Изменить размер шрифта - +
Как раз теперь принц Прусский взвешивает возможность coup d'etat как средства, к которому он, быть может, будет вынужден прибегнуть в скором времени. Если бы избирательным комитетам удалось выполнить свой план — составить большинство в выборной палате из числа либералов времен Национального собрания 1848 г., из Вальдеков, Якоби, Родбертусов, Унру, Кирхманов и т. д., то принцу снова пришлось бы дать сражение на том же самом поле битвы, на котором королевская власть, казалось, одержала победу в декабре 1848 года. Уже одно дыхание, гул и шум вновь пробуждающейся жизни народа ошеломляют его. Если бы ему пришлось — как ему советует часть его собственной камарильи — сформировать кабинет Бисмарка-Шёнгаузена, открыто бросив этим вызов революции и без церемоний подавив в самом зародыше надежды, якобы связанные с его приходом к власти, то выборная палата, в согласии со статьей 56 конституции и с его собственным рескриптом, могла бы поставить на обсуждение вопрос о «необходимости» его регентства. Тогда его правление началось бы возбужденными и угрожающими дебатами о том, является ли его власть законной или узурпированной. Если бы, с другой стороны, он, хотя бы на короткое время, позволил движению расшириться и беспрепятственно принять осязательные формы, его трудности усугубились бы тем, что старая роялистская партия изменила бы фронт и напала бы на него за то, что он вновь открыл шлюзы революции, которые, по ее убеждению, она со свойственной ей государственной мудростью умела держать закрытыми, пока ей было позволено управлять под флагом старого безумного короля. История монархий показывает, что в эпохи социальных революций нет ничего более опасного для решительного и прямолинейного, но в то же время грубого человека с устарелыми взглядами, как принять наследство после колеблющегося, слабого и вероломного правителя. Яков I, с которым Фридрих-Вильгельм имеет очень большое сходство, выдержал бурю, бросившую Карла I на эшафот, а Яков II в безвестном изгнании искупал те иллюзии насчет божественного права королей, которые в свое время даже способствовали странной популярности Карла II. Возможно, что принц Вильгельм руководствовался инстинктивным предчувствием ожидавших его трудностей этого рода, когда он упорно противился провозглашению хартии тем самым королем, который в 1847 г. при открытии Соединенного ландтага провинциальных сословий напыщенно заявил:

«Я чувствую необходимость торжественно заявить, что никакая земная сила никогда не сможет побудить меня превратить естественные и прочные отношения между королем и народом в отношения договорные, конституционные и что никогда, никогда я не позволю, чтобы между господом на небесах и моей страной стал исписанный клочок бумаги, так сказать, второе провидение, которое управляло бы с помощью своих статей и заменило бы ими прежнее священное доверие».

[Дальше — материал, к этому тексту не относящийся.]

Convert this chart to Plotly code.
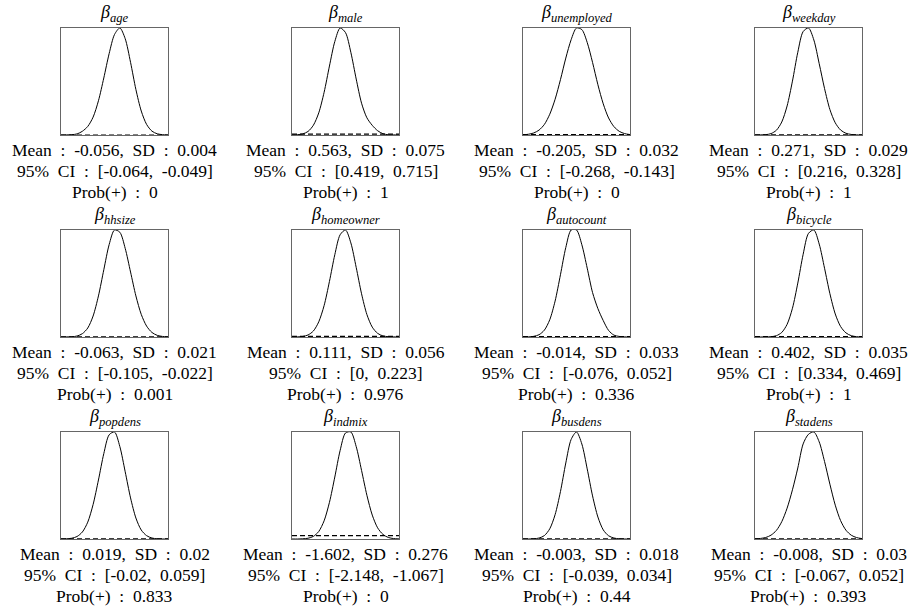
import numpy as np
import plotly.graph_objects as go

# ---------------- data ----------------
names = ["age", "male", "unemployed", "weekday",
         "hhsize", "homeowner", "autocount", "bicycle",
         "popdens", "indmix", "busdens", "stadens"]
means = [-0.056, 0.563, -0.205, 0.271, -0.063, 0.111, -0.014, 0.402,
         0.019, -1.602, -0.003, -0.008]
sds = [0.004, 0.075, 0.032, 0.029, 0.021, 0.056, 0.033, 0.035,
       0.02, 0.276, 0.018, 0.03]
ci_low = [-0.064, 0.419, -0.268, 0.216, -0.105, 0, -0.076, 0.334,
          -0.02, -2.148, -0.039, -0.067]
ci_high = [-0.049, 0.715, -0.143, 0.328, -0.022, 0.223, 0.052, 0.469,
           0.059, -1.067, 0.034, 0.052]
prob_pos = [0, 1, 0, 1, 0.001, 0.976, 0.336, 1, 0.833, 0, 0.44, 0.393]

# plotted parameter range of each density panel
x_min = [-0.0735, 0.285, -0.319, 0.154, -0.149, -0.117, -0.140, 0.244,
         -0.062, -2.775, -0.081, -0.119]
x_max = [-0.0415, 0.885, -0.101, 0.396, 0.018, 0.350, 0.126, 0.541,
         0.105, -0.549, 0.077, 0.088]

# posterior density (relative to its peak), read at 21 evenly spaced points
dens_age = [0, 0.001, 0.003, 0.010, 0.035, 0.080, 0.167, 0.320, 0.533, 0.761,
            0.939, 1.0, 0.900, 0.679, 0.425, 0.224, 0.099, 0.036, 0.011, 0.003, 0]
dens_male = [0.001, 0.003, 0.010, 0.033, 0.091, 0.206, 0.397, 0.642, 0.870, 0.996,
             0.953, 0.769, 0.521, 0.296, 0.160, 0.090, 0.040, 0.012, 0.002, 0.001, 0]
dens_unemployed = [0.002, 0.007, 0.019, 0.046, 0.099, 0.194, 0.334, 0.517, 0.719, 0.891,
                   1.0, 0.985, 0.865, 0.678, 0.470, 0.291, 0.159, 0.078, 0.034, 0.013, 0.004]
dens_weekday = [0, 0.001, 0.003, 0.013, 0.044, 0.120, 0.269, 0.499, 0.766, 0.958,
                0.991, 0.880, 0.661, 0.430, 0.236, 0.113, 0.046, 0.016, 0.005, 0.001, 0]
dens_hhsize = [0, 0.001, 0.002, 0.009, 0.031, 0.083, 0.194, 0.380, 0.622, 0.855,
               0.990, 0.969, 0.820, 0.601, 0.380, 0.209, 0.101, 0.042, 0.015, 0.005, 0.001]
dens_homeowner = [0, 0.001, 0.005, 0.019, 0.056, 0.141, 0.292, 0.517, 0.765, 0.951,
                  0.995, 0.875, 0.647, 0.402, 0.209, 0.092, 0.034, 0.010, 0.003, 0.001, 0]
dens_autocount = [0, 0.001, 0.006, 0.021, 0.063, 0.158, 0.329, 0.570, 0.820, 0.980,
                  0.980, 0.845, 0.631, 0.407, 0.260, 0.150, 0.060, 0.017, 0.005, 0.001, 0]
dens_bicycle = [0, 0, 0.001, 0.003, 0.012, 0.042, 0.117, 0.266, 0.499, 0.765,
                0.959, 0.990, 0.860, 0.636, 0.401, 0.213, 0.097, 0.038, 0.012, 0.003, 0.001]
dens_popdens = [0, 0.002, 0.007, 0.023, 0.065, 0.156, 0.319, 0.546, 0.790, 0.964,
                0.990, 0.855, 0.622, 0.380, 0.194, 0.083, 0.031, 0.009, 0.002, 0, 0]
dens_indmix = [0, 0, 0.002, 0.007, 0.024, 0.069, 0.167, 0.337, 0.570, 0.815,
               0.975, 0.984, 0.850, 0.631, 0.402, 0.220, 0.103, 0.042, 0.014, 0.004, 0.001]
dens_busdens = [0, 0, 0.002, 0.009, 0.032, 0.095, 0.227, 0.442, 0.709, 0.929,
                0.998, 0.886, 0.654, 0.402, 0.205, 0.085, 0.030, 0.009, 0.002, 0, 0]
dens_stadens = [0.002, 0.005, 0.014, 0.036, 0.080, 0.161, 0.287, 0.458, 0.661, 0.885,
                0.975, 0.996, 0.904, 0.721, 0.510, 0.315, 0.171, 0.082, 0.035, 0.013, 0.004]
densities = [dens_age, dens_male, dens_unemployed, dens_weekday,
             dens_hhsize, dens_homeowner, dens_autocount, dens_bicycle,
             dens_popdens, dens_indmix, dens_busdens, dens_stadens]

# prior density (relative to the posterior peak)
prior_level = [0.0004, 0.008, 0.004, 0.003, 0.002, 0.006, 0.004, 0.004,
               0.002, 0.031, 0.002, 0.003]

# ---------------- layout ----------------
W, H = 911, 607
col_left = [61, 292, 523, 755]
row_top = [28, 230, 432]
box = 107
FONT = "Liberation Serif, DejaVu Serif, serif"
SP = "\u2002"  # wide space, like the math-mode spacing of the original

fig = go.Figure()
annotations = []
layout_axes = {}

for i, name in enumerate(names):
    r, c = divmod(i, 4)
    ax = i + 1
    xa = "x" if ax == 1 else f"x{ax}"
    ya = "y" if ax == 1 else f"y{ax}"
    x0, x1 = col_left[c], col_left[c] + box
    y0, y1 = row_top[r], row_top[r] + box

    dens = densities[i]
    xs = np.linspace(x_min[i], x_max[i], len(dens))
    fig.add_trace(go.Scatter(x=xs, y=dens, mode="lines",
                             line=dict(color="black", width=1.0, shape="spline", smoothing=0.8),
                             xaxis=xa, yaxis=ya, showlegend=False, hoverinfo="skip"))
    fig.add_trace(go.Scatter(x=[x_min[i], x_max[i]], y=[prior_level[i], prior_level[i]],
                             mode="lines",
                             line=dict(color="black", width=1.1, dash="5px,3px"),
                             xaxis=xa, yaxis=ya, showlegend=False, hoverinfo="skip"))

    axstyle = dict(showline=True, mirror=True, linecolor="#666666", linewidth=1,
                   showgrid=False, zeroline=False, showticklabels=False, ticks="",
                   fixedrange=True)
    layout_axes["xaxis" if ax == 1 else f"xaxis{ax}"] = dict(
        domain=[x0 / W, x1 / W], range=[x_min[i], x_max[i]], anchor=ya, **axstyle)
    layout_axes["yaxis" if ax == 1 else f"yaxis{ax}"] = dict(
        domain=[1 - y1 / H, 1 - y0 / H], range=[0, max(dens)], anchor=xa, **axstyle)

    cx = (x0 + x1) / 2 / W
    annotations.append(dict(
        text=f"<i>β</i><sub><i>{name}</i></sub>", x=cx, y=1 - (y0 - 1) / H,
        xref="paper", yref="paper", xanchor="center", yanchor="bottom",
        showarrow=False, font=dict(family=FONT, size=18, color="black")))
    lines = [f"Mean{SP}:{SP}{means[i]},{SP}SD{SP}:{SP}{sds[i]}",
             f"95%{SP}CI{SP}:{SP}[{ci_low[i]},{SP}{ci_high[i]}]",
             f"Prob(+){SP}:{SP}{prob_pos[i]}"]
    for k, t in enumerate(lines):
        annotations.append(dict(
            text=t, x=cx, y=1 - (y1 + 15 + 21 * k) / H,
            xref="paper", yref="paper", xanchor="center", yanchor="middle",
            showarrow=False, font=dict(family=FONT, size=17.5, color="black")))

fig.update_layout(width=W, height=H, autosize=False,
                  margin=dict(l=0, r=0, t=0, b=0),
                  paper_bgcolor="white", plot_bgcolor="white",
                  font=dict(family=FONT),
                  annotations=annotations, **layout_axes)

fig.write_html("out.html",
               config={"displayModeBar": False},
               post_script="document.body.style.margin='0px';document.body.style.overflow='hidden';")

В предыдущей корреспонденции я уже рассказывал, как в основу нынешней конституции лег проект конституции, составленный кабинетом Кампгаузена и разработанный революционным Собранием 1848 г., но лег лишь после того как coup d'etat уничтожил первоначальный проект и октроированная хартия воспроизвела его уже в искаженном виде, лишь после того как две палаты, созванные для ее пересмотра, переделали октроированную хартию, а бесчисленные королевские декреты внесли исправления в пересмотренную хартию. Весь этот канительный процесс был проделан с целью стереть последние черты, напоминающие о революционном происхождении этого лоскутного творения. И все же эта цель не была достигнута полностью, поскольку все готовые хартии неизбежно выкраиваются более или менее по французскому образцу и, что бы с ними ни делали, они не могут претендовать на сколько-нибудь яркую оригинальность. Так, если бегло просмотреть раздел II январской конституции 1850 г., трактующий «о правах пруссаков», об этих прусских, с позволения сказать, droits de l'homme [правах человека. Ред.